Martin Blank freaked out at the end of high school, joined the Army, got into government spy games and later started his own professional killing business.
Blank tells his life story to everyone from his old high school flame to long-lost buddies in the 1997 film "Grosse Pointe Blank," but no one believes him.
If Blank looked and acted like John Cusack, you wouldn't, either.
Cusack shelved his nice guy mantle to play a contract killer in "Blank," available for the first time on Blu-ray this week. Director George Armitage keeps the tone surprisingly light, and Cusack does most of the rest. You'll be forgiven for not accepting that a veteran hit man is capable of changing his stripes, but a spry cast of veteran scene stealers help Cusack make the case.

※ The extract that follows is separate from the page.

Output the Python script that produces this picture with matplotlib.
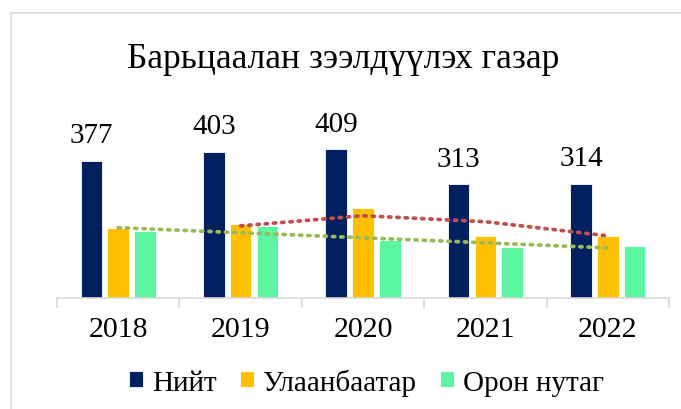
import numpy as np
import matplotlib.pyplot as plt
from matplotlib.patches import Rectangle

# ------------------------------------------------------------------
# Data
# ------------------------------------------------------------------
years = ['2018', '2019', '2020', '2021', '2022']
total = [377, 403, 409, 313, 314]          # Нийт
ulaanbaatar = [192, 205, 248, 172, 170]    # Улаанбаатар
rural = [185, 198, 161, 141, 144]          # Орон нутаг

series_names = ['Нийт', 'Улаанбаатар', 'Орон нутаг']
colors = ['#002060', '#FFC000', '#5CF5A0']

plt.rcParams['font.family'] = ['Liberation Serif', 'DejaVu Serif']

fig = plt.figure(figsize=(6.81, 4.10), dpi=100)
ax = fig.add_axes([0.0837, 0.2707, 0.8987, 0.3988])

x = np.arange(len(years))
w = 0.176
step = 0.219

for k, (vals, col, name) in enumerate(zip([total, ulaanbaatar, rural], colors, series_names)):
    ax.bar(x + (k - 1) * step, vals, w, color=col, label=name,
           edgecolor='white', linewidth=0.6)

# labels on totals only
for xi, v in zip(x, total):
    ax.annotate(str(v), (xi - step, v), xytext=(0, 13.5), textcoords='offset points',
                ha='center', va='baseline', fontsize=21)

# trendlines (Excel style): moving average period 2 for UB, linear for rural
ma = np.convolve(ulaanbaatar, [0.5, 0.5], mode='valid')
ax.plot(x[1:], ma, color='#C0504D', linestyle=(0, (0.6, 1.6)), linewidth=2.7,
        dash_capstyle='round')
coef = np.polyfit(x, rural, 1)
ax.plot(x, np.polyval(coef, x), color='#9BBB59', linestyle=(0, (0.6, 1.6)),
        linewidth=2.7, dash_capstyle='round')

ax.set_xlim(-0.5, 4.5)
ax.set_ylim(0, 450)
ax.set_yticks([])
for s in ['left', 'right', 'top']:
    ax.spines[s].set_visible(False)
ax.spines['bottom'].set_color('#D9D9D9')
ax.spines['bottom'].set_linewidth(1.2)

ax.set_xticks(x)
ax.set_xticklabels(years, fontsize=21.5)
ax.tick_params(axis='x', which='major', length=0, pad=13)
ax.set_xticks(np.arange(-0.5, 5.0, 1.0), minor=True)
ax.tick_params(axis='x', which='minor', length=7, color='#D9D9D9', width=1.2)

fig.text(0.504, 1 - 68 / 410, 'Барьцаалан зээлдүүлэх газар', ha='center',
         va='baseline', fontsize=25.5)

fig.legend(loc='center', bbox_to_anchor=(0.538, 0.066), ncol=3, frameon=False,
           fontsize=21, handlelength=0.48, handleheight=0.48, handletextpad=0.3,
           columnspacing=0.8)

# chart area border
fig.patches.append(Rectangle((11 / 681, -0.1), 1.2, 1 - 14 / 410 + 0.1,
                             transform=fig.transFigure, fill=False,
                             edgecolor='#D9D9D9', linewidth=1.2))

fig.savefig('out.png', dpi=100)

Professional assassin Martin Blank (Cusack) is forced to travel to his home town after he botches an assignment and must make amends with his employer. As movie luck would have it, his high school's 10-year reunion happens to be slotted for the same weekend of his planned kill. That convinces him to visit Debi (Minnie Driver), the girl he mysteriously stood up on Prom Night but has been thinking about ever since.

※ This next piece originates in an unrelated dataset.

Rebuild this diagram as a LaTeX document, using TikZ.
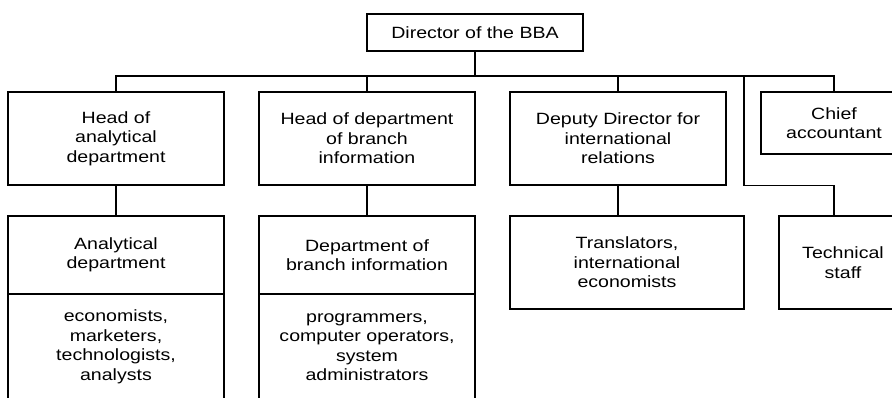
\documentclass[tikz,border=0pt]{standalone}
\usepackage{fontspec}
\setmainfont{Liberation Sans}[FakeStretch=1.2]
\usepackage{tikz}
\tikzset{
    orgbox/.style={draw, line width=1.2pt, align=center, inner sep=0pt,
        minimum width=216pt, minimum height=93pt},
}

\begin{document}
\begin{tikzpicture}[x=1pt, y=-1pt, line width=1.2pt,
        font=\fontsize{16.3}{19.5}\selectfont]
    \useasboundingbox (0,0) rectangle (892,397);
    \clip (0,0) rectangle (892,397);
    % top
    \node[orgbox, minimum height=37pt] (director) at (475,32.5) {Director of the BBA};
    % heads
    \node[orgbox] (headA) at (116,138.5) {Head of\\analytical\\department};
    \node[orgbox] (headB) at (367,138.5) {Head of department\\of branch\\information};
    \node[orgbox] (deputy) at (618,138.5) {Deputy Director for\\international\\relations};
    \node[orgbox, minimum width=146pt, minimum height=62pt] (chief) at (834,123) {Chief\\accountant};
    % departments
    \node[orgbox, minimum height=78pt] (anal) at (116,255) {Analytical\\department};
    \node[orgbox, minimum height=106pt] (analstaff) at (116,347) {economists,\\marketers,\\technologists,\\analysts};
    \node[orgbox, minimum height=78pt] (branch) at (367,255) {Department of\\branch information};
    \node[orgbox, minimum height=106pt] (branchstaff) at (367,347) {programmers,\\computer operators,\\system\\administrators};
    \node[orgbox, minimum width=234pt] (transl) at (627,262.5) {Translators,\\international\\economists};
    \node[orgbox, minimum width=128pt] (tech) at (843,262.5) {Technical\\staff};
    % links
    \coordinate (busR) at (834,76);
    \coordinate (bypass) at (744,76);
    \draw (headA.north) |- (busR) -- (chief.north);
    \draw (director.south) -- (director.south |- busR);
    \draw (headB.north) -- (headB.north |- busR);
    \draw (deputy.north) -- (deputy.north |- busR);
    \draw (headA.south) -- (anal.north);
    \draw (headB.south) -- (branch.north);
    \draw (deputy.south) -- (deputy.south |- transl.north);
    \draw (bypass) |- (headA.south -| chief.north) -- (chief.north |- tech.north);
\end{tikzpicture}
\end{document}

Martin will have to be nimble to stay alive long enough to win Debi back, especially since a fellow assassin (Dan Aykroyd) wouldn't lose any sleep if Martin were no longer available to take his gigs.

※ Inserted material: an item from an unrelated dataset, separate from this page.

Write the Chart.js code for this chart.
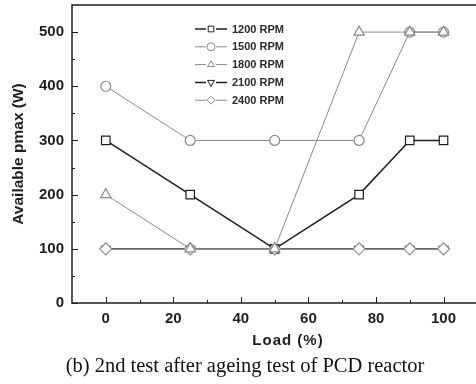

Cusack isn't abandoning the character traits which forged his early fame. He's still a bit unpredictable with a sly smile and innocent demeanor. He just so happens to kill for a living, and he goes about his business with a ruthless efficiency.
He's an emotional wreck all the same, passive aggressively threatening his psychologist (an underused Alan Arkin) in the hopes of repairing his shattered psyche. A scene where Martin visits his mother, a relatively young woman suffering some sort of dementia, doesn't add much to Martin's psychological portrait.
He's better off spending time with Debi, a local deejay willing to hear Martin out while establishing her own ground rules for any brand of reconciliation.
The laughs in "Grosse Pointe Blank" arrive from multiple directions. We get the standard reunion gags, the sight of Martin trying to hide a dead body in a high school banner and the fizzy feuding whenever Debi is on screen.
"Grosse Pointe Blank" can't fully resolve its moral murkiness. Martin kills too easily for us to fully accept his tortured state. Yet when he is forced to hold a baby at the high school reunion and gazes into wider than wide eyes, Cusack nails the look of a man reclaiming his humanity.